Bingöl'deki Sarıçiçek Köyü'ne 2015 yılında düşen ve "Sarıçiçek" adı verilen gök taşının, Mars ve Jüpiter arasındaki bir asteroidden 22 milyon yıl önce koptuğunun bilimsel olarak ortaya konduğu bildirildi.
Ege Üniversitesinden yapılan açıklamaya göre, Ege Üniversitesi Fen Fakültesi Fizik Bölümü Öğretim Üyesi Doç. Dr. Ozan Ünsalan ve NASA'dan bilim insanlarının bulunduğu 79 kişilik ekip, Sarıçiçek gök taşının oluşumundan Türkiye'ye ulaşmasına kadar olan süreci araştırarak bilimsel makale haline getirdi.
"NASA- SETI Enstitüsünden Dr. Peter Jenniskens ve bir öğrencimle köydeki çalışmalarımızda 343 gök taşı örneği topladık. Bu örnekleri makalede görevli bilim insanlarına ulaştırdık. Uzmanlık alanlarına göre bilim insanları gök taşı üzerinde incelemelerde bulundu. Ortaya çok önemli sonuçlar çıktı. NASA'nın DAWN görevi kapsamında elde ettiği verilerden de yararlanarak nadir görülen bu gök taşının, Mars ve Jüpiter arasındaki 4 Vesta asteroidinin güneyindeki Rheasilvia çarpma tabanında bulunan Antonia kraterinden 22 milyon yıl önce koptuğunu tespit ettik."Makalenin başyazarlığını yapan Ünsalan, nadir görülen bu gök taşının Mars ve Jüpiter arasındaki 4 Vesta asteroidinin güneyindeki kraterden 22 milyon yıl önce koptuğunu tespit ettiklerini, bu durumun ilk kez bilimsel olarak kanıtlandığını bildirdi.

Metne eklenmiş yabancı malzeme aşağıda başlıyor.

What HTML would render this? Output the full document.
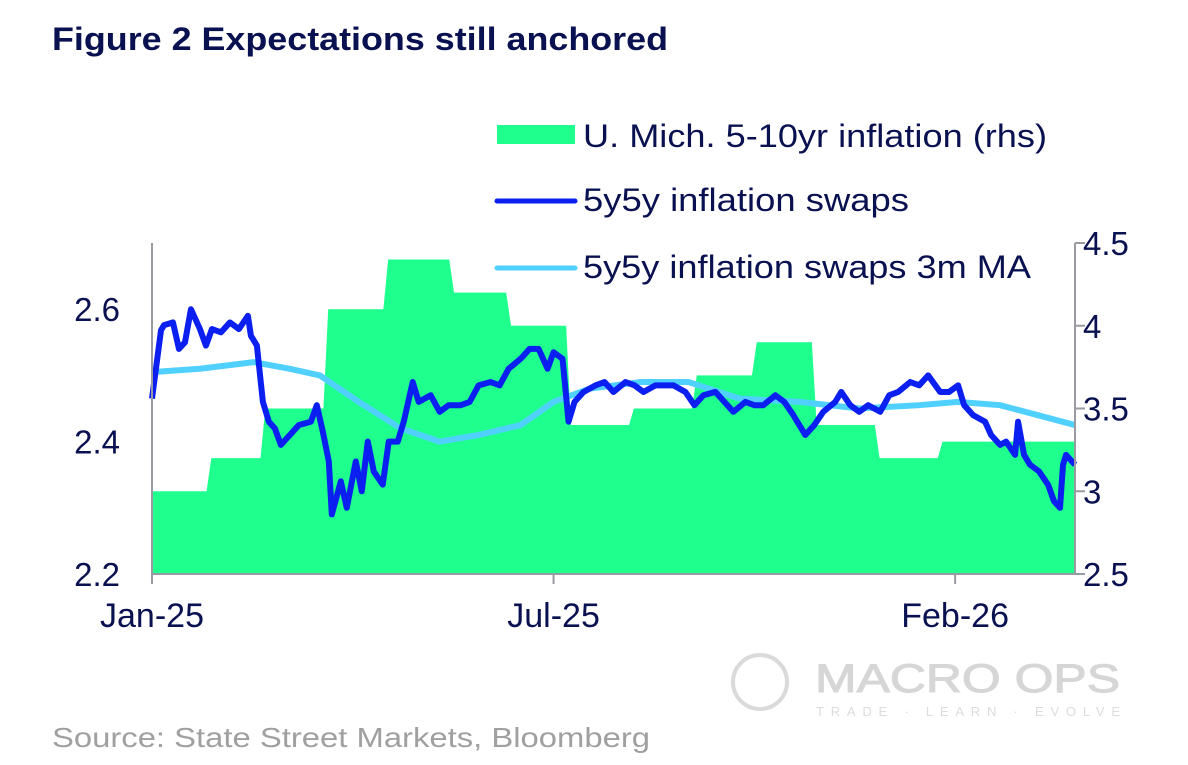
<!DOCTYPE html>
<html><head><meta charset="utf-8"><style>
html,body{margin:0;padding:0;background:#fff;}
body{width:1188px;height:760px;overflow:hidden;position:relative;font-family:"Liberation Sans",Arial,sans-serif;}
</style></head><body>
<svg id="chart" width="1188" height="760" viewBox="0 0 1188 760" xmlns="http://www.w3.org/2000/svg" font-family="Liberation Sans, Arial, sans-serif">
<text x="52" y="50" font-size="32" font-weight="bold" fill="#0a1150" textLength="616" lengthAdjust="spacingAndGlyphs">Figure 2 Expectations still anchored</text>
<g id="plot"></g>
<g>
 <rect x="497" y="125" width="78" height="19" fill="#1eff8e"/>
 <text x="583" y="147" font-size="32" fill="#0a1150" textLength="464" lengthAdjust="spacingAndGlyphs">U. Mich. 5-10yr inflation (rhs)</text>
 <line x1="497" y1="201" x2="575" y2="201" stroke="#0a1ff0" stroke-width="5" stroke-linecap="round"/>
 <text x="583" y="211" font-size="32" fill="#0a1150" textLength="326" lengthAdjust="spacingAndGlyphs">5y5y inflation swaps</text>
 <line x1="497" y1="268" x2="575" y2="268" stroke="#4fd0ff" stroke-width="5" stroke-linecap="round"/>
 <text x="583" y="278" font-size="32" fill="#0a1150" textLength="448" lengthAdjust="spacingAndGlyphs">5y5y inflation swaps 3m MA</text>
</g>
<g>
 <circle cx="760" cy="682" r="27" fill="none" stroke="#dadada" stroke-width="4"/>
 <text x="815" y="692" font-size="40" fill="#d6d6d6" stroke="#d6d6d6" stroke-width="1" textLength="305" lengthAdjust="spacingAndGlyphs">MACRO OPS</text>
 <text x="816" y="716" font-size="13" fill="#dcdcdc" textLength="304" lengthAdjust="spacing">TRADE · LEARN · EVOLVE</text>
</g>
<text x="52" y="747" font-size="28" fill="#a0a0a0" textLength="598" lengthAdjust="spacingAndGlyphs">Source: State Street Markets, Bloomberg</text>
</svg>
<script>
// survey (rhs): month boundaries in trading days and values
const surveyBounds = [0,19,37,58,78,100,119,139,160,181,201,221,242,263,283,308];
const surveyValues = [3.0,3.2,3.5,4.1,4.4,4.2,4.0,3.4,3.5,3.7,3.9,3.4,3.2,3.3,3.3];
// 5y5y swaps
const swapDays = [0,3,4,7,9,11,13,16,18,20,23,26,29,32,33,35,37,39,41,43,46,49,53,55,57,59,60,63,65,68,70,72,74,77,79,82,84,87,89,93,96,99,103,106,109,113,116,119,123,126,129,132,134,137,139,141,144,148,151,154,158,161,164,168,171,174,178,181,184,188,191,194,198,201,204,208,211,214,218,221,224,228,230,233,236,239,243,246,249,253,256,259,263,266,269,271,274,278,280,283,285,288,289,291,293,296,299,301,303,304,305,308];
const swapValues = [2.465,2.568,2.576,2.58,2.54,2.55,2.60,2.57,2.545,2.57,2.565,2.58,2.57,2.59,2.56,2.545,2.46,2.43,2.42,2.395,2.41,2.425,2.43,2.455,2.415,2.37,2.29,2.34,2.30,2.37,2.325,2.40,2.355,2.335,2.40,2.40,2.43,2.49,2.46,2.47,2.445,2.455,2.455,2.46,2.485,2.49,2.485,2.51,2.525,2.54,2.54,2.51,2.535,2.525,2.43,2.46,2.475,2.485,2.49,2.475,2.49,2.485,2.475,2.485,2.485,2.485,2.475,2.455,2.47,2.475,2.46,2.445,2.46,2.455,2.455,2.47,2.46,2.44,2.41,2.425,2.445,2.46,2.475,2.455,2.445,2.455,2.445,2.47,2.475,2.49,2.485,2.50,2.475,2.475,2.485,2.455,2.44,2.43,2.41,2.395,2.40,2.38,2.43,2.38,2.365,2.355,2.335,2.31,2.30,2.365,2.38,2.365];
// 3m MA
const maDays = [0,16,34,46,56,69,83,96,109,123,134,146,163,179,196,216,236,256,269,283,308];
const maValues = [2.505,2.51,2.52,2.51,2.50,2.46,2.42,2.40,2.41,2.425,2.46,2.48,2.49,2.49,2.465,2.46,2.45,2.455,2.46,2.455,2.425];
const leftTicks = [2.2,2.4,2.6];
const rightTicks = [2.5,3,3.5,4,4.5];
const xTickLabels = ["Jan-25","Jul-25","Feb-26"];
const xTickDays = [0,134,268];

const X0=152,X1=1075,YB=574,YT=243,DMAX=308;
const xS=d=>X0+(d/DMAX)*(X1-X0);
const yL=v=>YB-(v-2.2)/0.5*(YB-YT);
const yR=v=>YB-(v-2.5)/2*(YB-YT);
const NS='http://www.w3.org/2000/svg';
const plot=document.getElementById('plot');
function mk(tag,attrs){const e=document.createElementNS(NS,tag);for(const k in attrs)e.setAttribute(k,attrs[k]);plot.appendChild(e);return e;}

// survey area
let pts=[[xS(0),YB]];
for(let i=0;i<surveyValues.length;i++){
  const a=surveyBounds[i],b=surveyBounds[i+1];
  const s=i===0?0:0.8, e=i===surveyValues.length-1?0:0.8;
  pts.push([xS(a+s),yR(surveyValues[i])]);
  pts.push([xS(b-e),yR(surveyValues[i])]);
}
pts.push([xS(DMAX),YB]);
const area=mk('polygon',{points:pts.map(p=>p.join(',')).join(' '),fill:'#1eff8e'});



// MA line
const ma=mk('polyline',{points:maDays.map((d,i)=>xS(d)+','+yL(maValues[i])).join(' '),fill:'none',stroke:'#4fd0ff','stroke-width':6,'stroke-linejoin':'round'});



// swaps line
const n=Math.min(swapDays.length,swapValues.length);
let sp=[];for(let i=0;i<n;i++)sp.push(xS(swapDays[i])+','+yL(swapValues[i]));
const sw=mk('polyline',{points:sp.join(' '),fill:'none',stroke:'#0a1ff0','stroke-width':6,'stroke-linejoin':'round'});



// axes
const ax=mk('path',{d:`M${X0},${YT}V${YB}H${X1}V${YT}`,fill:'none',stroke:'#9a9aa2','stroke-width':2});


leftTicks.forEach(v=>{
  const t=mk('text',{x:120,y:yL(v)+12,'font-size':33,fill:'#0a1150','text-anchor':'end'});t.textContent=v.toFixed(1);
  
  
});
rightTicks.forEach(v=>{
  const l=mk('line',{x1:X1,x2:X1+10,y1:yR(v),y2:yR(v),stroke:'#9a9aa2','stroke-width':2});
  
  
  const t=mk('text',{x:1083,y:yR(v)+12,'font-size':33,fill:'#0a1150'});t.textContent=String(v);
  
  
});
xTickDays.forEach((d,i)=>{
  const l=mk('line',{x1:xS(d),x2:xS(d),y1:YB,y2:YB+10,stroke:'#9a9aa2','stroke-width':2});
  
  
  const t=mk('text',{x:xS(d),y:627,'font-size':34,fill:'#0a1150','text-anchor':'middle'});t.textContent=xTickLabels[i];
  
  
});
</script>
</body></html>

Gök taşlarının yaşı, yapısal özellikleri ve geldiği noktaya dair yaklaşık 9 yıldır meteoritler ve asteroit madenciliği üzerine çalışmalar yürüttüklerini ifade eden Ünsalan, şunları kaydetti:
"NASA- SETI Enstitüsünden Dr. Peter Jenniskens ve bir öğrencimle köydeki çalışmalarımızda 343 gök taşı örneği topladık. Bu örnekleri makalede görevli bilim insanlarına ulaştırdık. Uzmanlık alanlarına göre bilim insanları gök taşı üzerinde incelemelerde bulundu. Ortaya çok önemli sonuçlar çıktı. NASA'nın DAWN görevi kapsamında elde ettiği verilerden de yararlanarak nadir görülen bu gök taşının, Mars ve Jüpiter arasındaki 4 Vesta asteroidinin güneyindeki Rheasilvia çarpma tabanında bulunan Antonia kraterinden 22 milyon yıl önce koptuğunu tespit ettik. Bu durumu ilk kez bilimsel olarak kanıtlamış olduk."
Bingöl'e düşen gök taşının ilk oluştuğu süreçte çok daha büyük olduğunu ve dünyaya düştüğü sırada yüzde 95'inden fazlasının sürtünmeyle atmosferde parçalandığını vurgulayan Doç. Dr. Ünsalan, şu bilgileri verdi:
"Dünyaya yakın asteroidlerin bir haritası mevcut. Ülkemiz de bu konuda önemli adımlar atıyor. Birçok ilde meteor takip sistemlerimiz var. Bunu daha önce TÜBİTAK projesiyle başlatmıştık. Dünyanın atmosferine yaklaşan bir meteoridin özelliğini bilirseniz ondan kendinizi korumak için onunla nasıl mücadele edeceğinizi de bilirsiniz. 4 Vesta asteroidinden kopup da zaman içerisinde dünyamıza girebilecek olan bir takım Vesta kökenli meteoritlerle karşılaşırsak artık nasıl bir mücadele yapabileceğimizi biliyoruz."
Ege Üniversitesi Rektörü Prof. Dr. Necdet Budak da açıklamasında bilim dünyasını heyecanlandıran bu çalışmada görev üstlenen Doç. Dr. Ünsalan'ı başarısından dolayı tebrik etti.
Budak "Türk araştırmacımız üstlendiği görevle üniversitemiz ve ülke adına önemli bir başarıya imza attı ve gururumuz oldu. Ege Üniversitesi olarak bu da bize bir şey gösteriyor, Türk bilim insanları, özgüven içerisinde ülkemizin ve üniversitelerimizin adını dünyaya duyuruyor" ifadelerini kullandı.